Homais's passion is stimulated by her gazing on Levan's portrait, an object that is viewed by a spectator. Although Levan appears to be the male spectator and Homais the female spectacle, they exchange places: at this moment, Levan is the object and Homais is the spectator. In a way, Homais assumes the actions of the male gazer: she looks with a controlling desire on an erotic object. However, I believe that there is more going on in this passage than a simple exchange of gender roles: the gaze has ungendered itself, in a sense. The spectacle becomes a spectator, and the spectator becomes a spectacle. This action in the text is like a refraction because the object bounces the gaze back: spectator and spectacle are not the same. The refractiveness associated with gazing on Homais—that the spectator becomes the object of Homais's gaze—is intensified as the audience realizes that their association with Levan as a spectator can place them in the position of being objects of Homais's gaze, as well. The audience has been invited to participate in gazing at the (mental) image of Homais, and by participating in that act, they have made their position as mere spectators of the play somewhat precarious. When the audience identifies with Levan as spectators of Homais, the audience cannot completely distance themselves from Levan when he becomes the object of Homais's gaze. The audience is entangled in the refractive property of the gaze in this play.

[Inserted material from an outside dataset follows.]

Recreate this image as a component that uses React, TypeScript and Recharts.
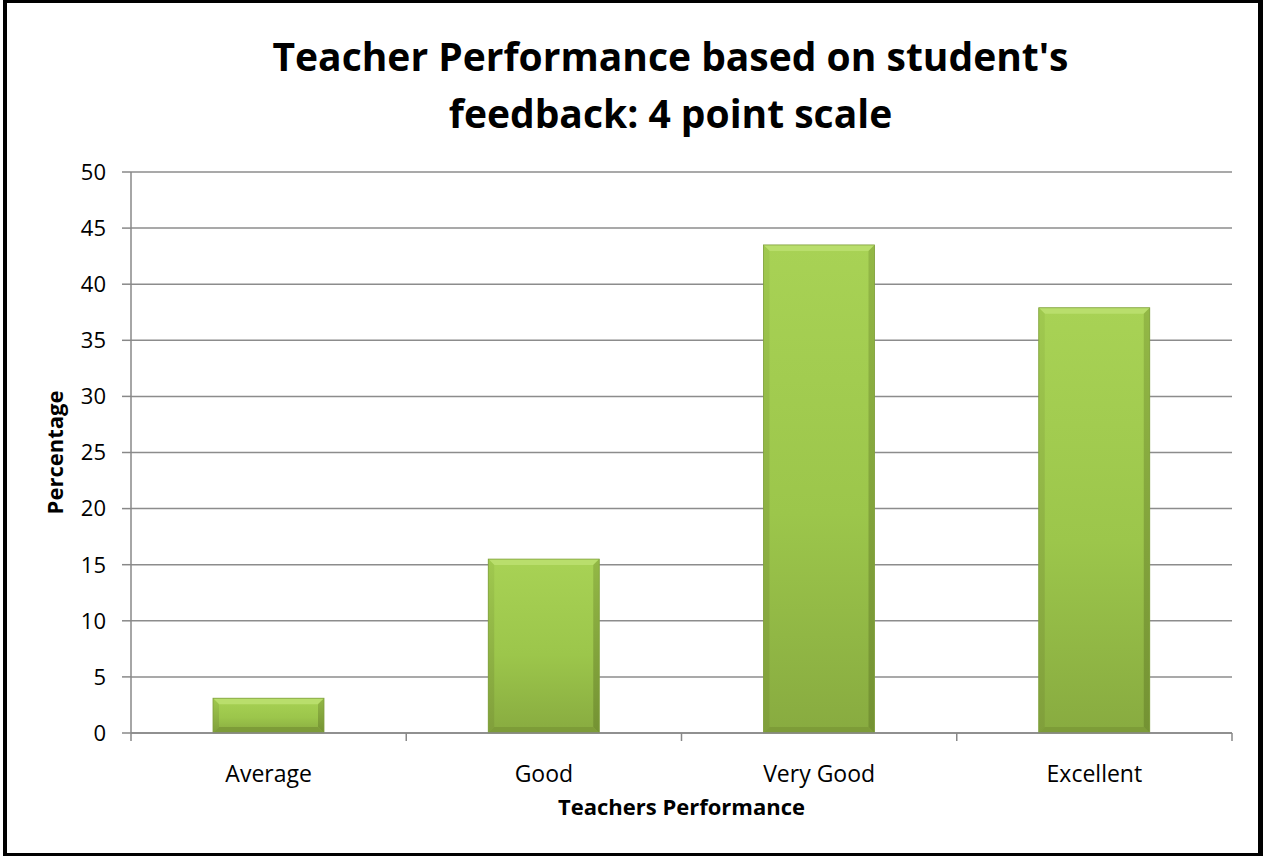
import React from 'react';
import { Bar, BarChart, CartesianGrid, XAxis, YAxis, Label } from 'recharts';

const categories = ['Average', 'Good', 'Very Good', 'Excellent'];
const percentages = [3.1, 15.5, 43.5, 37.9];
const yTicks = [0, 5, 10, 15, 20, 25, 30, 35, 40, 45, 50];

const chartData = categories.map((name, i) => ({ name, value: percentages[i] }));

const W = 1263;
const H = 856;
const margin = { top: 172, right: 31, bottom: 63, left: 61 };
const yAxisWidth = 70;
const plotWidth = W - margin.left - margin.right - yAxisWidth;
const bandHalf = plotWidth / categories.length / 2;

const font = '"Open Sans", sans-serif';

function BevelBar(props: any) {
  const { x, y, width, height } = props;
  if (!height || height <= 0) return null;
  const b = Math.min(6, height / 2);
  return (
    <g>
      <rect x={x} y={y} width={width} height={height} fill="url(#barBody)" />
      <polygon
        points={`${x},${y} ${x + width},${y} ${x + width - b},${y + b} ${x + b},${y + b}`}
        fill="#b9de6c"
      />
      <polygon
        points={`${x},${y} ${x + b},${y + b} ${x + b},${y + height - b} ${x},${y + height}`}
        fill="url(#barLeft)"
      />
      <polygon
        points={`${x + width},${y} ${x + width - b},${y + b} ${x + width - b},${y + height - b} ${x + width},${y + height}`}
        fill="url(#barRight)"
      />
      <polygon
        points={`${x},${y + height} ${x + b},${y + height - b} ${x + width - b},${y + height - b} ${x + width},${y + height}`}
        fill="#7d9c38"
      />
      <rect x={x} y={y} width={width} height={height} fill="none" stroke="#7f9f3c" strokeWidth={0.8} />
    </g>
  );
}

function CategoryTick(props: any) {
  const { x, y, payload, index } = props;
  const axisY = y - 8;
  return (
    <g>
      <line x1={x - bandHalf} y1={axisY} x2={x - bandHalf} y2={axisY + 8} stroke="#888" strokeWidth={1.5} />
      {index === categories.length - 1 && (
        <line x1={x + bandHalf} y1={axisY} x2={x + bandHalf} y2={axisY + 8} stroke="#888" strokeWidth={1.5} />
      )}
      <text x={x} y={y + 41} textAnchor="middle" fontFamily={font} fontSize={23} fill="#000">
        {payload.value}
      </text>
    </g>
  );
}

export default function App() {
  return (
    <div style={{ position: 'absolute', left: 0, top: 0, width: W, height: H, background: '#fff' }}>
      <div
        style={{
          position: 'absolute',
          left: 0,
          top: 27,
          width: W,
          textAlign: 'center',
          paddingLeft: 78,
          boxSizing: 'border-box',
          fontFamily: font,
          fontWeight: 700,
          fontSize: 39,
          lineHeight: '57px',
          color: '#000',
        }}
      >
        Teacher Performance based on student's
        <br />
        feedback: 4 point scale
      </div>
      <BarChart width={W} height={H} data={chartData} margin={margin} barSize={111}>
        <defs>
          <linearGradient id="barBody" x1="0" y1="0" x2="0" y2="1">
            <stop offset="0%" stopColor="#a8d255" />
            <stop offset="55%" stopColor="#9cc64b" />
            <stop offset="100%" stopColor="#88ab40" />
          </linearGradient>
          <linearGradient id="barLeft" x1="0" y1="0" x2="0" y2="1">
            <stop offset="0%" stopColor="#a0c94f" />
            <stop offset="100%" stopColor="#809f3b" />
          </linearGradient>
          <linearGradient id="barRight" x1="0" y1="0" x2="0" y2="1">
            <stop offset="0%" stopColor="#93b846" />
            <stop offset="100%" stopColor="#749233" />
          </linearGradient>
        </defs>
        <CartesianGrid vertical={false} stroke="#8c8c8c" strokeWidth={1.5} />
        <XAxis
          dataKey="name"
          axisLine={{ stroke: '#888', strokeWidth: 1.5 }}
          tickLine={false}
          tick={<CategoryTick />}
          height={60}
          interval={0}
        >
          <Label
            value="Teachers Performance"
            position="insideBottom"
            offset={-22}
            style={{ fontFamily: font, fontWeight: 700, fontSize: 22, fill: '#000' }}
          />
        </XAxis>
        <YAxis
          width={yAxisWidth}
          domain={[0, 50]}
          ticks={yTicks}
          interval={0}
          axisLine={{ stroke: '#888', strokeWidth: 1.5 }}
          tickLine={{ stroke: '#888', strokeWidth: 1.5 }}
          tickSize={9}
          tickMargin={16}
          tick={{ fontFamily: font, fontSize: 22, fill: '#000' }}
        >
          <Label
            value="Percentage"
            angle={-90}
            position="insideLeft"
            offset={-6}
            style={{ fontFamily: font, fontWeight: 700, fontSize: 22, fill: '#000', textAnchor: 'middle' }}
          />
        </YAxis>
        <Bar dataKey="value" shape={<BevelBar />} isAnimationActive={false} />
      </BarChart>
      <div
        style={{
          position: 'absolute',
          left: 3,
          top: 0,
          width: W - 3,
          height: H,
          boxSizing: 'border-box',
          borderLeft: '4px solid #000',
          borderTop: '3px solid #000',
          borderRight: '5px solid #000',
          borderBottom: '3px solid #000',
          pointerEvents: 'none',
        }}
      />
    </div>
  );
}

When Homais and Levan finally meet face-to-face in Act 3, their greeting is marked by an awareness of gazing. Homais asks, "Where shall I turn my guilty eyes?" and Levan replies, "Permit me take this envious cloud away / That I may gaze on all the wonders there. / Oh, do not close those beauteous eyes . . ." (233). Homais's question and Levan's reply identify both characters as a gazers; they are also the objects of the other's gaze. Homais's eyes are objects of desire even as they desire objects. By situating the origin of desire in the eyes, Manley plays with the image of Homais as spectator and spectacle. Had Homais's eyes not been so powerful, she might have failed in her attempt to seduce Levan. By identifying her eyes as guilty, Homais emphasizes the sexuality of the desire for the object. As Manley plays with the pun of Homais's guilty eyes as objects of desire, Manley turns Homais's gaze outward to the audience. As she does earlier in the play with the pictures of Homais and Levan to refract the audience's gaze back, Manley uses Homais's eyes as an object in the text that looks back at the audience. The guilty eyes of this passage are the same that Homais's husband charges with the tragedy of the play in the closing lines.